2003. Après deux albums « expérimentaux », Kid A et Amnesiac, où le groupe anglais a tenté, en vain, d’éduquer les masses au détail (« Dieu gît dans les détails » comme on dit), et au son au milieu du silence (une voix dans le désert), Radiohead revient, sans autre ambition désormais que d’énoncer l’absence irrémédiable, irréversible, d’espoir. Groupe désespéré s’il en est, Radiohead n’essaie même plus, comme son cousin d’infortune et de Montréal, Godspeed You ! Black Emperor, de faire violence au cochon d’auditeur, pour lui faire entendre raison, ni même lui faire « entendre », tout court. Tout est plié dès la première chanson, à l’intitulé orwellien, 2+2=5, disant le règne du mensonge, de la contre-vérité, du vol, du diable, en lettres majuscules : « IT’S THE DEVIL WAY NOW / THERE IS NO WAY OUT / YOU CAN SCREAM AND YOU CAN SHOUT / IT IS TOO LATE NOW / BECAUSE / YOU HAVE NOT BEEN PAYING ATTENTION ». Vous n’avez pas fait attention et la catastrophe est déjà derrière vous. Vous n’avez pas fait attention parce que le rapport signal / bruit a fini par privilégier le deuxième terme du rapport, définitivement. Vous avez écouté, mais vous n’avez pas entendu.

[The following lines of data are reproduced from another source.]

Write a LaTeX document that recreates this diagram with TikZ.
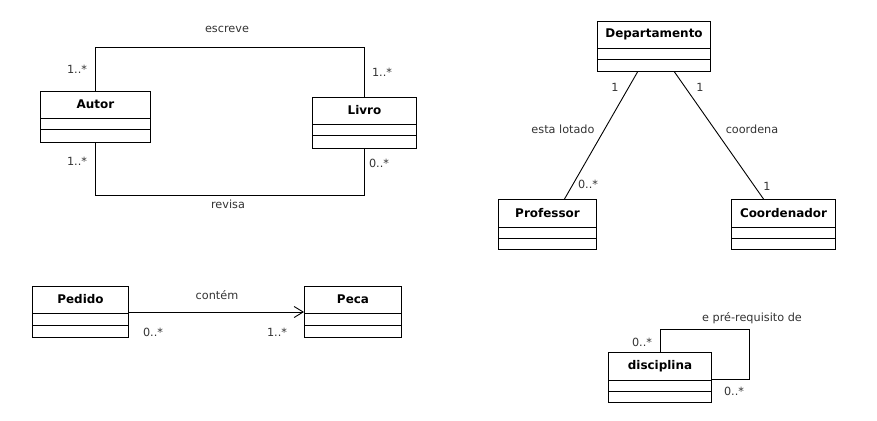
\documentclass[tikz,border=0pt]{standalone}
\usepackage{fontspec}
\setmainfont{DejaVu Sans}
\usetikzlibrary{arrows.meta,calc}
\newcommand\umlclass[8]{%
  \node[cls, minimum width=#5bp, minimum height=#6bp] (#1) at (#3,#4) {};
  \node[ttl] (#1-t) at ($(#1.north)+(0,#7/2)$) {#2};
  \draw[boxline] ($(#1.north west)+(0,#7)$) -- ($(#1.north east)+(0,#7)$);
  \draw[boxline] ($(#1.north west)+(0,#8)$) -- ($(#1.north east)+(0,#8)$);
}
\begin{document}
\begin{tikzpicture}[x=1bp,y=-1bp,
  cls/.style={draw, line width=1bp, inner sep=0pt, anchor=north west},
  boxline/.style={line width=1bp},
  ttl/.style={font=\fontsize{12}{13}\selectfont\bfseries, inner sep=0pt},
  lbl/.style={font=\fontsize{11.3}{12}\selectfont, inner sep=0pt, text=black!80},
  con/.style={line width=0.9bp}]
\useasboundingbox[fill=white] (0,0) rectangle (877,420);

\umlclass{autor}{Autor}{40}{91}{110}{51}{27}{38}
\umlclass{livro}{Livro}{312}{97}{104}{51}{27}{38}
\umlclass{dep}{Departamento}{597}{21}{113}{50}{27}{38}
\umlclass{prof}{Professor}{498}{199}{98}{50}{28}{39}
\umlclass{coord}{Coordenador}{731}{199}{104}{50}{28}{39}
\umlclass{pedido}{Pedido}{32}{286}{96}{51}{27}{39}
\umlclass{peca}{Peca}{304}{286}{97}{51}{27}{39}
\umlclass{disc}{disciplina}{608}{352}{103}{50}{28}{39}

% Autor - Livro
\draw[con] (autor.north) -- ++(0,-44) -| (livro.north);
\draw[con] (autor.south) -- ++(0,52) -| (livro.south);
\node[lbl] (l-escreve) at (227,29) {escreve};
\node[lbl] (l-revisa) at (228,204) {revisa};
\node[lbl] (l-a1) at (77,69) {1..*};
\node[lbl] (l-l1) at (382,72) {1..*};
\node[lbl] (l-a2) at (77,161) {1..*};
\node[lbl] (l-l2) at (379,163) {0..*};

% Departamento
\draw[con] ($(dep.south)+(-16.5,0)$) -- ($(prof.north)+(17,0)$);
\draw[con] ($(dep.south)+(20.5,0)$) -- ($(coord.north)+(-20,0)$);
\node[lbl] (l-d1) at (615,87) {1};
\node[lbl] (l-esta) at (563,129) {esta lotado};
\node[lbl] (l-p1) at (588,184) {0..*};
\node[lbl] (l-d2) at (700,87) {1};
\node[lbl] (l-coordena) at (752,129) {coordena};
\node[lbl] (l-c1) at (767,186) {1};

% Pedido - Peca
\draw[con, -{Straight Barb[length=9bp,width=11bp,line width=0.9bp]}] ($(pedido.north east)+(0,26)$) -- ($(peca.north west)+(0,26)$);
\node[lbl] (l-contem) at (217,295) {contém};
\node[lbl] (l-pe1) at (153,332) {0..*};
\node[lbl] (l-pe2) at (277,332) {1..*};

% disciplina self loop
\draw[con] ($(disc.north west)+(52,0)$) -- ++(0,-23) -| ($(disc.north east)+(37,27)$) -- ($(disc.north east)+(0,27)$);
\node[lbl] (l-pre) at (752,318) {e pré-requisito de};
\node[lbl] (l-di1) at (642,342) {0..*};
\node[lbl] (l-di2) at (734,391) {0..*};
\end{tikzpicture}
\end{document}
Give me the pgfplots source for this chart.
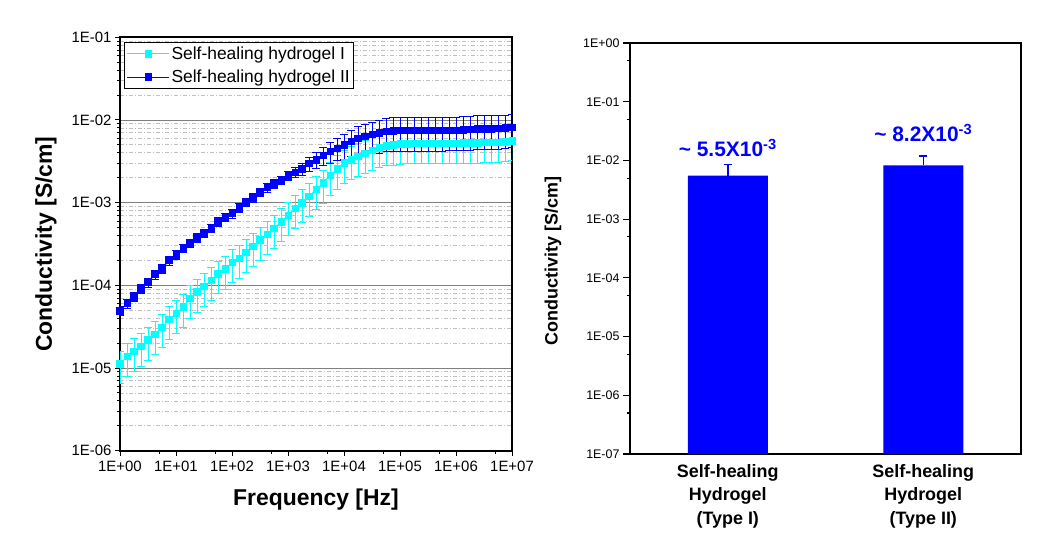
\documentclass[border=0pt]{standalone}
\usepackage{fontspec}
\setmainfont{Liberation Sans}
\usepackage{pgfplots}
\usepackage{pgfplotstable}
\pgfplotsset{compat=1.18}
\definecolor{cy}{RGB}{0,255,255}
\definecolor{bl}{RGB}{0,0,255}
\definecolor{majg}{RGB}{128,128,128}
\definecolor{ming}{RGB}{192,192,192}
\newcommand{\tl}{\fontsize{15}{17}\selectfont}
\newcommand{\tr}{\fontsize{12.5}{14}\selectfont}

% Self-healing hydrogel I (cyan)
\pgfplotstableread{
f y e
1 1.122e-5 4.8e-6
1.334 1.380e-5 5.9e-6
1.778 1.585e-5 6.8e-6
2.371 1.820e-5 7.8e-6
3.162 2.188e-5 9.4e-6
4.217 2.570e-5 1.11e-5
5.623 3.090e-5 1.33e-5
7.499 3.890e-5 1.67e-5
10 4.571e-5 1.97e-5
13.34 5.495e-5 2.36e-5
17.78 6.918e-5 2.97e-5
23.71 8.318e-5 3.58e-5
31.62 9.772e-5 4.20e-5
42.17 1.148e-4 4.94e-5
56.23 1.380e-4 5.93e-5
74.99 1.585e-4 6.82e-5
100 1.905e-4 8.19e-5
133.4 2.138e-4 9.19e-5
177.8 2.512e-4 1.08e-4
237.1 2.951e-4 1.27e-4
316.2 3.548e-4 1.53e-4
421.7 4.169e-4 1.79e-4
562.3 4.898e-4 2.11e-4
749.9 5.888e-4 2.53e-4
1000 7.079e-4 3.04e-4
1334 8.511e-4 3.66e-4
1778 1.000e-3 4.30e-4
2371 1.202e-3 5.17e-4
3162 1.445e-3 6.21e-4
4217 1.738e-3 7.47e-4
5623 2.138e-3 9.19e-4
7499 2.570e-3 1.11e-3
1e4 3.020e-3 1.30e-3
1.334e4 3.311e-3 1.42e-3
1.778e4 3.631e-3 1.56e-3
2.371e4 3.936e-3 1.69e-3
3.162e4 4.266e-3 1.83e-3
4.217e4 4.624e-3 1.99e-3
5.623e4 4.898e-3 2.11e-3
7.499e4 5.012e-3 2.16e-3
1e5 5.13e-3 2.2e-3
1.334e5 5.15e-3 2.2e-3
1.778e5 5.2e-3 2.24e-3
2.371e5 5.2e-3 2.24e-3
3.162e5 5.2e-3 2.24e-3
4.217e5 5.2e-3 2.24e-3
5.623e5 5.25e-3 2.26e-3
7.499e5 5.25e-3 2.26e-3
1e6 5.25e-3 2.26e-3
1.334e6 5.3e-3 2.28e-3
1.778e6 5.3e-3 2.28e-3
2.371e6 5.3e-3 2.28e-3
3.162e6 5.35e-3 2.3e-3
4.217e6 5.35e-3 2.3e-3
5.623e6 5.4e-3 2.32e-3
7.499e6 5.45e-3 2.34e-3
1e7 5.6e-3 2.4e-3
}\tabI

% Self-healing hydrogel II (blue)
\pgfplotstableread{
f y e
1 4.90e-5 5.9e-6
1.334 6.03e-5 7.2e-6
1.778 7.24e-5 8.7e-6
2.371 9.12e-5 1.09e-5
3.162 1.084e-4 1.30e-5
4.217 1.349e-4 1.62e-5
5.623 1.585e-4 1.90e-5
7.499 1.995e-4 2.39e-5
10 2.344e-4 2.81e-5
13.34 2.818e-4 3.38e-5
17.78 3.236e-4 3.88e-5
23.71 3.758e-4 4.51e-5
31.62 4.266e-4 5.12e-5
42.17 4.898e-4 5.88e-5
56.23 5.888e-4 7.07e-5
74.99 6.683e-4 8.02e-5
100 7.413e-4 8.90e-5
133.4 8.710e-4 1.05e-4
177.8 1.012e-3 1.21e-4
237.1 1.148e-3 1.38e-4
316.2 1.334e-3 1.60e-4
421.7 1.531e-3 1.84e-4
562.3 1.698e-3 2.04e-4
749.9 1.862e-3 2.23e-4
1000 2.113e-3 2.75e-4
1334 2.317e-3 3.24e-4
1778 2.570e-3 4.11e-4
2371 2.985e-3 5.67e-4
3162 3.311e-3 7.28e-4
4217 3.758e-3 9.40e-4
5623 4.169e-3 1.17e-3
7499 4.571e-3 1.37e-3
1e4 5.012e-3 1.65e-3
1.334e4 5.495e-3 1.92e-3
1.778e4 6.026e-3 2.23e-3
2.371e4 6.383e-3 2.49e-3
3.162e4 6.683e-3 2.74e-3
4.217e4 6.998e-3 3.01e-3
5.623e4 7.244e-3 3.11e-3
7.499e4 7.413e-3 3.26e-3
1e5 7.5e-3 3.3e-3
1.334e5 7.5e-3 3.3e-3
1.778e5 7.5e-3 3.3e-3
2.371e5 7.45e-3 3.3e-3
3.162e5 7.5e-3 3.3e-3
4.217e5 7.5e-3 3.3e-3
5.623e5 7.5e-3 3.3e-3
7.499e5 7.55e-3 3.3e-3
1e6 7.55e-3 3.3e-3
1.334e6 7.6e-3 3.35e-3
1.778e6 7.7e-3 3.4e-3
2.371e6 7.8e-3 3.4e-3
3.162e6 7.85e-3 3.45e-3
4.217e6 7.85e-3 3.45e-3
5.623e6 7.9e-3 3.5e-3
7.499e6 8.0e-3 3.5e-3
1e7 8.2e-3 3.6e-3
}\tabII

% Bar chart
\pgfplotstableread{
x y e
0 5.5e-3 3.1e-3
1 8.2e-3 3.8e-3
}\tabBar

\begin{document}
\begin{tikzpicture}
\useasboundingbox (0,0) rectangle (1041bp,542bp);
\begin{axis}[
  scale only axis, width=392bp, height=413.4bp,
  at={(120bp,91.3bp)}, anchor=south west,
  xmode=log, ymode=log, xmin=1, xmax=1e7, ymin=1e-6, ymax=1e-1,
  xtick={1,10,100,1000,1e4,1e5,1e6,1e7},
  xticklabels={{\tl 1E+00},{\tl 1E+01},{\tl 1E+02},{\tl 1E+03},{\tl 1E+04},{\tl 1E+05},{\tl 1E+06},{\tl 1E+07}},
  minor xtick={5,50,500,5000,5e4,5e5,5e6},
  ytick={1e-6,1e-5,1e-4,1e-3,1e-2,1e-1},
  yticklabels={{\tl 1E-06},{\tl 1E-05},{\tl 1E-04},{\tl 1E-03},{\tl 1E-02},{\tl 1E-01}},
  tick align=outside, xtick pos=bottom, ytick pos=left,
  major tick length=5bp, minor tick length=3bp,
  tick style={black, line width=1bp},
  axis line style={line width=2.2bp},
  ymajorgrids, yminorgrids,
  major grid style={majg, line width=0.9bp, solid},
  minor grid style={ming, line width=0.8bp, dash pattern=on 4bp off 2bp on 1bp off 2bp},
  xticklabel shift=2bp,
  yticklabel shift=0bp,
  xlabel={Frequency [Hz]}, ylabel={Conductivity [S/cm]},
  label style={font=\bfseries\fontsize{23}{27}\selectfont},
  xlabel style={at={(rel axis cs:0.5,-0.1185)}, anchor=center},
  ylabel style={at={(rel axis cs:-0.189,0.5)}, anchor=center},
  legend style={at={(0.011,0.989)}, anchor=north west, draw=black, line width=0.8bp,
    font=\fontsize{17.5}{20}\selectfont, fill=white, inner xsep=2bp, inner ysep=2.5bp,
    row sep=5bp},
  legend cell align=left,
  legend image code/.code={\draw[mark repeat=2,mark phase=2,#1] plot coordinates {(0bp,0bp) (21bp,0bp) (42bp,0bp)};},
]
\addplot[cy, line width=0.8bp, mark=square*, mark size=3.2bp, mark options={solid, fill=cy, draw=cy, line width=0.6bp},
  error bars/.cd, y dir=both, y explicit,
  error bar style={cy, line width=0.9bp},
  error mark options={rotate=90, cy, mark size=4bp, line width=0.9bp}]
  table[x=f, y=y, y error=e] {\tabI};
\addlegendentry{Self-healing hydrogel I}
\addplot[bl, line width=0.8bp, mark=square*, mark size=3.2bp, mark options={solid, fill=bl, draw=bl, line width=0.6bp},
  error bars/.cd, y dir=both, y explicit,
  error bar style={bl, line width=0.9bp},
  error mark options={rotate=90, bl, mark size=4bp, line width=0.9bp}]
  table[x=f, y=y, y error=e] {\tabII};
\addlegendentry{Self-healing hydrogel II}
\end{axis}

\begin{axis}[
  scale only axis, width=391bp, height=411bp,
  at={(630bp,88bp)}, anchor=south west,
  ymode=log, ymin=1e-7, ymax=1, xmin=-0.5, xmax=1.5,
  log origin=infty,
  xtick={0,1},
  xticklabels={{Self-healing\\Hydrogel\\(Type I)},{Self-healing\\Hydrogel\\(Type II)}},
  xticklabel style={align=center, font=\bfseries\fontsize{18}{23.5}\selectfont},
  xtick style={draw=none},
  ytick={1e-7,1e-6,1e-5,1e-4,1e-3,1e-2,1e-1,1},
  yticklabels={{\tr 1E-07},{\tr 1E-06},{\tr 1E-05},{\tr 1E-04},{\tr 1E-03},{\tr 1E-02},{\tr 1E-01},{\tr 1E+00}},
  minor ytick={5e-7,5e-6,5e-5,5e-4,5e-3,5e-2,5e-1},
  tick align=outside, ytick pos=left,
  major tick length=7bp, minor tick length=3.5bp,
  tick style={black, line width=1.2bp},
  axis line style={line width=2bp},
  ylabel={Conductivity [S/cm]},
  ylabel style={font=\bfseries\fontsize{18}{21}\selectfont, at={(rel axis cs:-0.197,0.47)}, anchor=center},
]
\addplot[ybar, bar width=80bp, fill=bl, draw=none,
  error bars/.cd, y dir=plus, y explicit,
  error bar style={bl, line width=1.5bp},
  error mark options={rotate=90, bl, mark size=4bp, line width=1.5bp}]
  table[x=x, y=y, y error=e] {\tabBar};
\node[text=bl, font=\bfseries\fontsize{21}{24}\selectfont] at (axis cs:0,1.63e-2) {\textasciitilde{} 5.5X10\textsuperscript{-3}};
\node[text=bl, font=\bfseries\fontsize{21}{24}\selectfont] at (axis cs:1,2.93e-2) {\textasciitilde{} 8.2X10\textsuperscript{-3}};
\end{axis}
\end{tikzpicture}
\end{document}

Résigné, Radiohead. L’Empire est total et vous pouvez reprendre en choeur « Hail to the thief ». Les témoignages ne signifient plus rien : « All evidence has been buried / All tapes has been erased ». Le corps est un corps déjà mort (Go to sleep), au mieux, nourriture pour vampires-nécrophages : « We want the sweet meats / We want the young blood / We suck young blood ». Dès lors, à quoi bon parler « musique » ? Vous dire que le nouvel album de Radiohead est moins intéressant musicalement, moins pertinent ou impertinent (à votre goût), que les deux derniers, à quoi bon ? Moins d’electronica (ou moins de recherche dans l’electronica), moins d’ondes Martenot, moins d’ampleur et de silence, à quoi bon ? Plus de guitares, plus de rock, « le groupe revient en arrière », quel intérêt ? Des mélodies, oui, du piano, et des basses seventies, en effet. Voilà, c’est dit.

Radiohead est évidemment un groupe important pour son rôle critique-intégré dans la société-marché de la malbouffe musicale. Les seuls à dire à grand-public le dégoût de soi, à réfuter l’apparat star, et à dénoncer le cirque culturel comme névrose morbide. Pas d’identification possible avec des zombies. Seul Kurt Cobain a été aussi loin, en passant à l’acte, refusant l’immortalité mythologique qu’on lui avait attribuée de force. Le suicide de l’idole est la dernière solution quand les gens ne peuvent plus la tuer eux-mêmes. Hail to the thief est un suicide de cet ordre, anticipant le grand suicide collectif d’un peuple qui finira bien par s’idolâtrer lui-même totalement.